As has been widely reported, new home sales and their median prices showed a reduction in numbers during the first quarter of 2009. In fact, new home sales have been on the decline for the past 14 quarters. Sales of new single-family homes went down 38% between the first quarter of 2008 and the first quarter of 2009. The median price of these new homes was $205,600— 12% lower than the median price at this time last year.
Affordability—defined as the ratio of median family income to the income needed to purchase the median priced home— is mentioned as one of the indicators that may be seen to be improving. However, this perceived improvement was due to a 6% decrease in the median price ($168,933) of existing singlefamily homes sold and an 87-basis-point decrease in mortgage insurance rates. (A basis point is one hundredth of a percentage point, or 0.01%.) These decreases are offset by the 2.3% decline in family income since the first quarter of 2008.

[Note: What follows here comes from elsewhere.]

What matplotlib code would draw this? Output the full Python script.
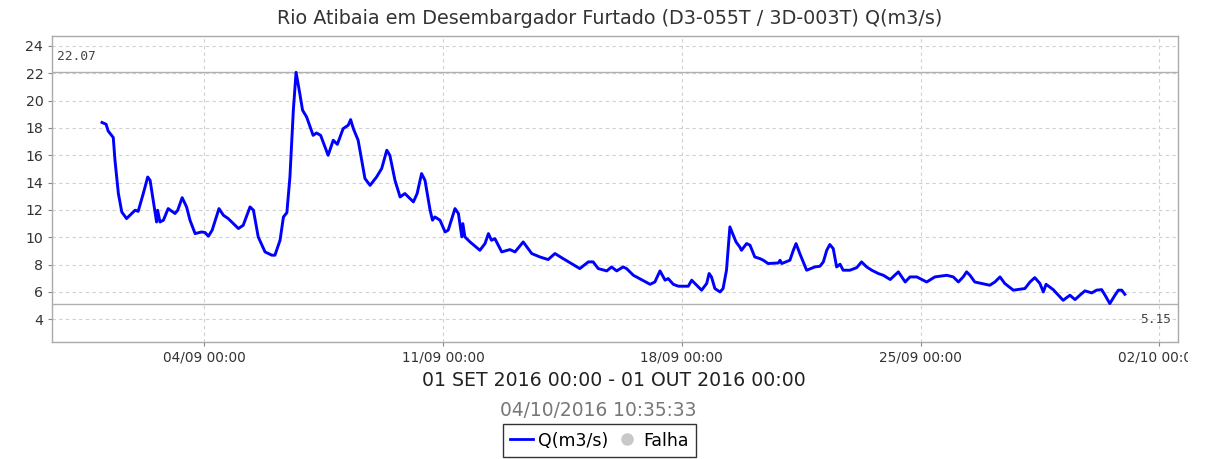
import numpy as np
import matplotlib
matplotlib.use('Agg')
import matplotlib.pyplot as plt
import matplotlib.dates as mdates
from matplotlib.lines import Line2D
from matplotlib.transforms import Bbox, TransformedBbox


title = 'Rio Atibaia em Desembargador Furtado (D3-055T / 3D-003T) Q(m3/s)'
period = '01 SET 2016 00:00 - 01 OUT 2016 00:00'
stamp = '04/10/2016 10:35:33'

start = np.datetime64('2016-09-01T00:00')

# days since 01/09 00:00, flow in m3/s
days = [
    0.00, 0.12, 0.18, 0.33, 0.38, 0.48, 0.58, 0.72, 0.87, 0.97, 1.06, 1.21,
    1.34, 1.41, 1.50, 1.60, 1.63, 1.70, 1.80, 1.94, 2.14, 2.22, 2.35, 2.48,
    2.58, 2.73, 2.92, 3.02, 3.12, 3.23, 3.43, 3.56, 3.70, 4.00, 4.14, 4.34,
    4.44, 4.58, 4.78, 4.98, 5.07, 5.22, 5.32, 5.42, 5.51, 5.61, 5.69, 5.80,
    5.88, 6.00, 6.19, 6.29, 6.41, 6.63, 6.78, 6.90, 7.07, 7.22, 7.29, 7.37,
    7.51, 7.71, 7.86, 8.05, 8.20, 8.35, 8.44, 8.59, 8.74, 8.88, 9.13, 9.24,
    9.37, 9.47, 9.62, 9.69, 9.76, 9.91, 10.06, 10.15, 10.35, 10.45, 10.55,
    10.58, 10.64, 10.79, 11.08, 11.23, 11.33, 11.42, 11.52, 11.72, 11.96,
    12.11, 12.35, 12.60, 12.84, 13.08, 13.28, 13.52, 14.01, 14.26, 14.40,
    14.55, 14.80, 14.94, 15.09, 15.28, 15.38, 15.58, 16.07, 16.21, 16.36,
    16.51, 16.60, 16.75, 16.90, 17.19, 17.29, 17.58, 17.73, 17.80, 17.87,
    17.97, 18.12, 18.21, 18.31, 18.41, 18.51, 18.59, 18.70, 18.75, 18.90,
    19.00, 19.14, 19.29, 19.39, 19.53, 19.83, 19.88, 19.93, 20.17, 20.27,
    20.35, 20.46, 20.66, 20.90, 21.05, 21.15, 21.25, 21.34, 21.44, 21.54,
    21.64, 21.73, 21.93, 22.13, 22.27, 22.42, 22.57, 22.76, 22.91, 23.11,
    23.35, 23.55, 23.69, 23.89, 24.18, 24.42, 24.77, 24.96, 25.11, 25.25,
    25.35, 25.45, 25.59, 25.79, 26.03, 26.18, 26.33, 26.47, 26.72, 27.06,
    27.21, 27.35, 27.50, 27.60, 27.68, 27.89, 28.18, 28.38, 28.53, 28.67,
    28.82, 29.02, 29.16, 29.31, 29.41, 29.55, 29.70, 29.80, 29.90, 29.99,
]
flow = [
    18.40, 18.27, 17.78, 17.30, 15.64, 13.20, 11.85, 11.37, 11.74, 11.98, 11.90, 13.20,
    14.41, 14.17, 12.71, 11.12, 11.98, 11.12, 11.25, 12.10, 11.74, 11.98, 12.90, 12.22,
    11.25, 10.27, 10.39, 10.35, 10.08, 10.52, 12.10, 11.61, 11.37, 10.64, 10.88, 12.22,
    11.98, 10.03, 8.93, 8.69, 8.69, 9.78, 11.49, 11.80, 14.41, 19.30, 22.07, 20.51,
    19.30, 18.80, 17.46, 17.63, 17.46, 16.00, 17.10, 16.80, 17.95, 18.20, 18.61, 17.95,
    17.10, 14.30, 13.80, 14.41, 15.03, 16.37, 16.00, 14.17, 12.95, 13.20, 12.59, 13.20,
    14.66, 14.17, 11.98, 11.25, 11.49, 11.25, 10.39, 10.52, 12.10, 11.74, 10.03,
    11.00, 10.03, 9.66, 9.05, 9.54, 10.27, 9.78, 9.90, 8.93, 9.10,
    8.93, 9.66, 8.81, 8.56, 8.37, 8.81, 8.44, 7.71, 8.20, 8.20,
    7.71, 7.54, 7.83, 7.54, 7.83, 7.71, 7.22, 6.56, 6.73, 7.54,
    6.86, 6.98, 6.56, 6.42, 6.42, 6.86, 6.13, 6.62, 7.35, 7.10,
    6.25, 6.00, 6.25, 7.59, 10.76, 10.15, 9.66, 9.29, 9.05, 9.54,
    9.42, 8.56, 8.44, 8.32, 8.08, 8.12, 8.32, 8.08, 8.32, 9.05,
    9.54, 8.81, 7.59, 7.83, 7.88, 8.20, 9.05, 9.47, 9.17, 7.83,
    8.03, 7.59, 7.59, 7.78, 8.20, 7.83, 7.59, 7.35, 7.22, 6.91,
    7.47, 6.73, 7.10, 7.10, 6.73, 7.10, 7.22, 7.10, 6.73, 7.10,
    7.47, 7.22, 6.73, 6.62, 6.49, 6.73, 7.10, 6.62, 6.13, 6.25,
    6.73, 7.05, 6.62, 6.00, 6.56, 6.17, 5.39, 5.76, 5.44, 5.76,
    6.08, 5.93, 6.13, 6.17, 5.76, 5.15, 5.76, 6.13, 6.13, 5.83,
]
q_max = 22.07
q_min = 5.15

x_ticks = ['2016-09-04', '2016-09-11', '2016-09-18', '2016-09-25', '2016-10-02']
y_ticks = [4, 6, 8, 10, 12, 14, 16, 18, 20, 22, 24]


def to_time(d):
    return start + (np.asarray(d) * 86400).astype('timedelta64[s]')


fig = plt.figure(figsize=(12.19, 4.59), dpi=100)
ax = fig.add_axes([51.7 / 1219, 1 - 341.7 / 459, 1126 / 1219, 306 / 459])

times = to_time(days)
ax.plot(times, flow, color='#0000ff', lw=2.1, zorder=3)

# max / min reference lines
ax.axhline(q_max, color='#b0b0b0', lw=1.0, zorder=2)
ax.axhline(q_min, color='#b0b0b0', lw=1.0, zorder=2)
ax.annotate(f'{q_max:.2f}', xy=(0, q_max), xycoords=('axes fraction', 'data'),
            xytext=(3.5, 6.5), textcoords='offset points', ha='left', va='bottom',
            family='DejaVu Sans Mono', fontsize=9.3, color='#444444')
ax.annotate(f'{q_min:.2f}', xy=(1, q_min), xycoords=('axes fraction', 'data'),
            xytext=(-4.5, -6.5), textcoords='offset points', ha='right', va='top',
            family='DejaVu Sans Mono', fontsize=9.3, color='#444444')

ax.set_xlim(to_time(-1.475), to_time(31.54))
ax.set_ylim(2.36, 24.75)
ax.set_xticks(to_time([(np.datetime64(t) - start) / np.timedelta64(1, 'D') for t in x_ticks]))
ax.xaxis.set_major_formatter(mdates.DateFormatter('%d/%m %H:%M'))
ax.set_yticks(y_ticks)

ax.grid(True, color='#d0d0d0', ls=(0, (3, 3)), lw=0.8)
for s in ax.spines.values():
    s.set_color('#aaaaaa')
    s.set_linewidth(1.0)
ax.tick_params(axis='both', colors='#888888', length=3, width=0.8,
               labelcolor='#333333', labelsize=9.8, pad=3)
ax.tick_params(axis='y', labelsize=10.2)

fig.text(0.5, 1 - 18 / 459, title, ha='center', va='center',
         fontsize=13.8, color='#333333')
fig.text(613.5 / 1219, 1 - 381 / 459, period, ha='center', va='center',
         fontsize=13.6, color='#222222')
fig.text(598.5 / 1219, 1 - 411 / 459, stamp, ha='center', va='center',
         fontsize=13.4, color='#777777')

handles = [
    Line2D([], [], color='#0000ff', lw=2),
    Line2D([], [], ls='none', marker='o', ms=8, mfc='#c8c8c8', mec='#c8c8c8'),
]
leg = fig.legend(handles, ['Q(m3/s)', 'Falha'], loc='center',
                 bbox_to_anchor=(599.5 / 1219, 1 - 440.5 / 459), ncol=2,
                 fontsize=12.5, frameon=True, fancybox=False, handlelength=1.3,
                 handletextpad=0.3, columnspacing=0.4, borderpad=0.45,
                 borderaxespad=0)
leg.get_frame().set_edgecolor('#000000')
leg.get_frame().set_linewidth(1.0)

# the last tick label is cut off at the right edge, as in the original
fig.canvas.draw()
clip = TransformedBbox(Bbox([[0, 0], [1188 / 1219, 1]]), fig.transFigure)
for lab in ax.get_xticklabels():
    lab.set_clip_box(clip)
    lab.set_clip_on(True)

fig.savefig('out.png', dpi=100)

The decline in multifamily housing (in buildings with five or more units) indicates that the downturn is market-wide. Building permits issued to build multifamily units were down 20% from the fourth quarter of 2008 and down 49% from the first quarter of 2008. Building starts and completions showed similar declines. The rental vacancy rate has remained steady, however, at 10.1% for both the fourth quarter of 2008 and the first quarter of 2009, while asking rents continued to inch up.
Along with providing a statistical summary of U.S. housing conditions, each U.S. Housing Market Conditions report also contains a more in-depth article analyzing or describing recent data or developments. This article gives readers an overview of the newly released data on Low Income Housing Tax Credit (LIHTC) projects placed in service through 2006. On average per year between 1995 and 2006 (the period with the most complete data available) nearly 1,400 projects and 103,000 units were placed into service. These LIHTC projects contained an average of 74 units, with the average size of the properties and the average number of units increasing over the period. More than 95% of the total units placed in service between 1995 and 2006 were qualifying units—reserved for low income use, with restricted rents, and for which low income tax credits could be claimed. Twenty-three percent of the LIHTC units had three or more bedrooms, which is much higher than the national average of 16% between 1995 and 2006. Roughly two-thirds of the projects placed in service were defined as new construction. Nearly a third of the LIHTC projects between 1995 and 2006 were sponsored by a nonprofit. On average, $8,321 of low income housing tax credits were allocated per low income unit.